UDHR Article 21 states the following:
- Everyone has the right to take part in the government of his/her country, directly or through freely chosen representatives.
- Everyone has the right of equal access to public service in his/her country.
- The will of the people shall be the basis of the authority of government; this will shall be expressed in periodic and genuine elections which shall be by universal and equal suffrage and shall be held by secret vote or by equivalent free voting procedures.
Mortimer Adler, in his book Six Great Ideas, describes the significance of the right to vote in his discussion of the great idea of liberty: (pages 149-154)
The only liberties to which we can make a claim upon society are the freedom to do as we please within the limits imposed by justice and that variant of circumstantial freedom that is the political liberty enjoyed by enfranchised citizens of a republic…

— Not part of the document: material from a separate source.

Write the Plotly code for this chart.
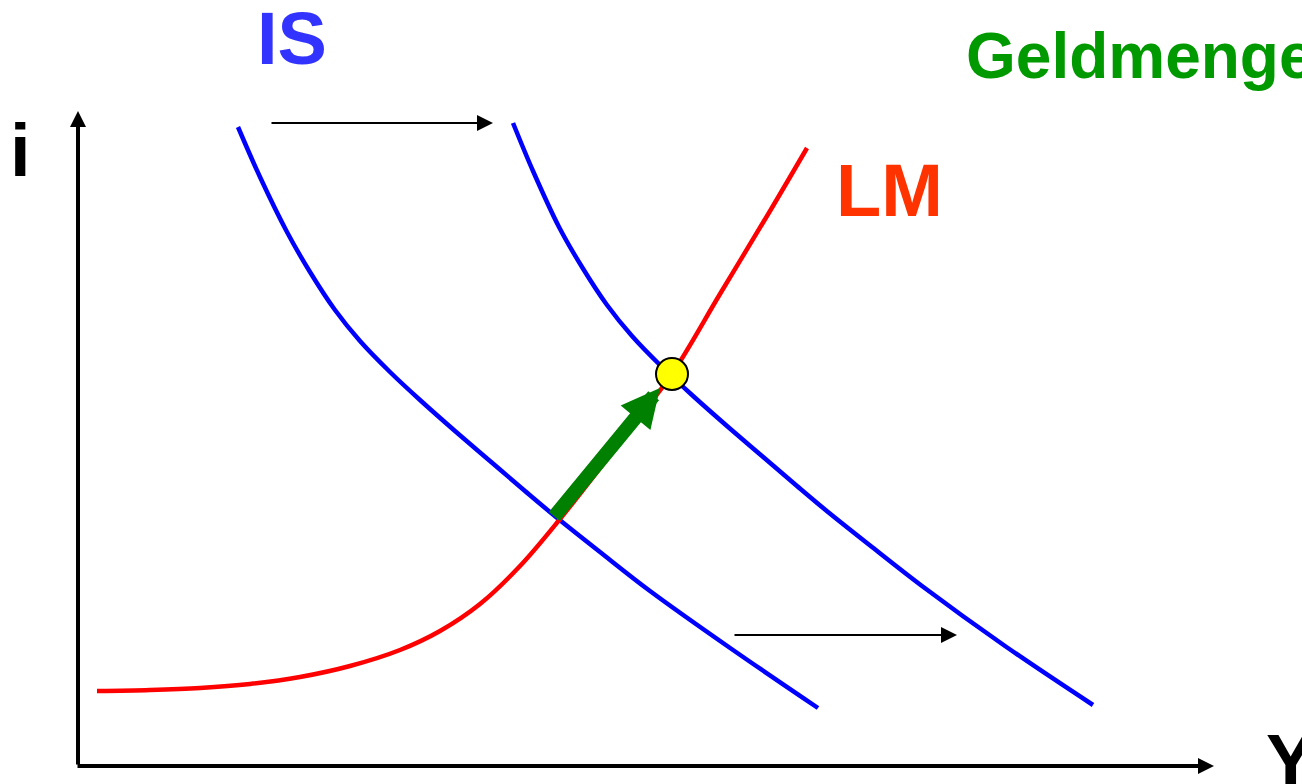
import plotly.graph_objects as go

# ---- data (in picture units) ----
is1_x = [238, 260, 287, 310, 335, 360, 390, 420, 455, 490, 525, 556, 600, 650, 733, 818]
is1_y = [127, 177, 232, 272, 310, 341, 372, 400, 431, 461, 491, 517, 552, 591, 650, 708]

is2_x = [513, 533, 559, 582, 607, 632, 662, 692, 727, 762, 797, 828, 872, 922, 1005, 1093]
is2_y = [123, 171, 227, 267, 305, 336, 367, 395, 426, 456, 486, 512, 547, 586, 646, 705]

lm_x = [97, 150, 200, 250, 300, 350, 400, 440, 480, 520, 560, 600, 640, 672, 720, 770, 807]
lm_y = [691, 690, 688, 684, 677, 666, 650, 631, 604, 566, 519, 468, 416, 374, 294, 211, 148]

equilibrium = (672, 374)

# arrows: (tail_x, tail_y, tip_x, tip_y)
axis_i = (78, 766, 78, 111)
axis_y = (76, 766, 1214, 766)
shift_top = (270, 123, 493, 123)
shift_bottom = (733, 635, 957, 635)
lm_move = (553, 518, 660, 388)

labels = [
    ("IS", 256, 38, 74, "#3333FF"),
    ("LM", 835, 190, 74, "#FF3300"),
    ("Geldmengenerhöhung", 965, 56, 64, "#009900"),
    ("i", 9, 150, 74, "#000000"),
    ("Y", 1265, 760, 74, "#000000"),
]

FONT = "Liberation Sans, Arial, sans-serif"

fig = go.Figure()
for xs, ys, col in [(is1_x, is1_y, "#0000FF"), (is2_x, is2_y, "#0000FF"), (lm_x, lm_y, "#FF0000")]:
    fig.add_trace(go.Scatter(x=xs, y=ys, mode="lines",
                             line=dict(color=col, width=4.5, shape="spline", smoothing=1.0),
                             hoverinfo="skip", showlegend=False))


def arrow(a, color, width, size):
    tx, ty, hx, hy = a
    fig.add_annotation(x=hx, y=hy, ax=tx, ay=ty, xref="x", yref="y", axref="x", ayref="y",
                       text="", showarrow=True, arrowhead=2, arrowsize=size, arrowwidth=width,
                       arrowcolor=color, standoff=0, startstandoff=0)


arrow(axis_i, "#000000", 4, 0.8)
arrow(axis_y, "#000000", 4, 0.8)
arrow(shift_top, "#000000", 2, 1.6)
arrow(shift_bottom, "#000000", 2, 1.6)
arrow(lm_move, "#008000", 14, 0.55)

fig.add_trace(go.Scatter(x=[equilibrium[0]], y=[equilibrium[1]], mode="markers",
                         marker=dict(size=32, color="#FFFF00", line=dict(color="#000000", width=2)),
                         hoverinfo="skip", showlegend=False))

for txt, x, y, size, color in labels:
    fig.add_annotation(x=x, y=y, xref="x", yref="y", text="<b>" + txt + "</b>", showarrow=False,
                       xanchor="left", yanchor="middle", borderpad=0,
                       font=dict(family=FONT, size=size, color=color))

fig.update_layout(
    width=1302, height=784, margin=dict(l=0, r=0, t=0, b=0),
    paper_bgcolor="white", plot_bgcolor="white",
    xaxis=dict(range=[0, 1302], visible=False, fixedrange=True),
    yaxis=dict(range=[784, 0], visible=False, fixedrange=True),
)

fig.write_html("out.html", config={"displayModeBar": False},
               post_script="document.body.style.margin='0px';document.body.style.overflow='hidden';")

We are under moral obligation to pursue happiness, which means trying to make good human lives for ourselves by seeking whatever, corresponding to our natural needs, is really good for us. We have a right to whatever we need to lead good human lives….
Unlike the organized societies of the social insects, which are entirely determined by the instincts of the species, human societies are voluntarily formed and conventionally instituted. They are natural societies only in the sense that man, being gregarious, needs to live in association with other human beings. They are at the same time conventional in the sense that the shape they take – the forms of government, the laws, the institutions, and other arrangements that constitute their organizations – are products of rational and free, not instinctive, determination…
A political community is a society that is thus constituted. To say that man is by nature a political as well as a social animal is to say that he is by nature inclined to live in political communities and to participate in political activity – to be a self-governing citizen in a republic…
In short, being political by nature means that man by nature needs political liberty – the freedom of an enfranchised citizen – in order to live humanly well. This is the basis of man’s entitlement, by natural right, to political liberty…
Deprived of political liberty, as slaves are or as are the subjects of a despot no matter how benevolent, human beings cannot fulfill all their natural propensities and lead fully human lives. They are deprived of a real good to which they are by nature entitled. The same is true of those who, living under constitutional governments or in republics, are nevertheless disenfranchised and thus deprived of political liberty.
Discussion Questions to Guide Deeper Reflection and Critical Thinking:
- Why is political liberty so important to every human being, as a member of their given society?
- What types of influences can one have on their society when they are enfranchised/have the right to vote and participate in their government?
- What can happen to people who do not have access to the right to vote and participate in their government?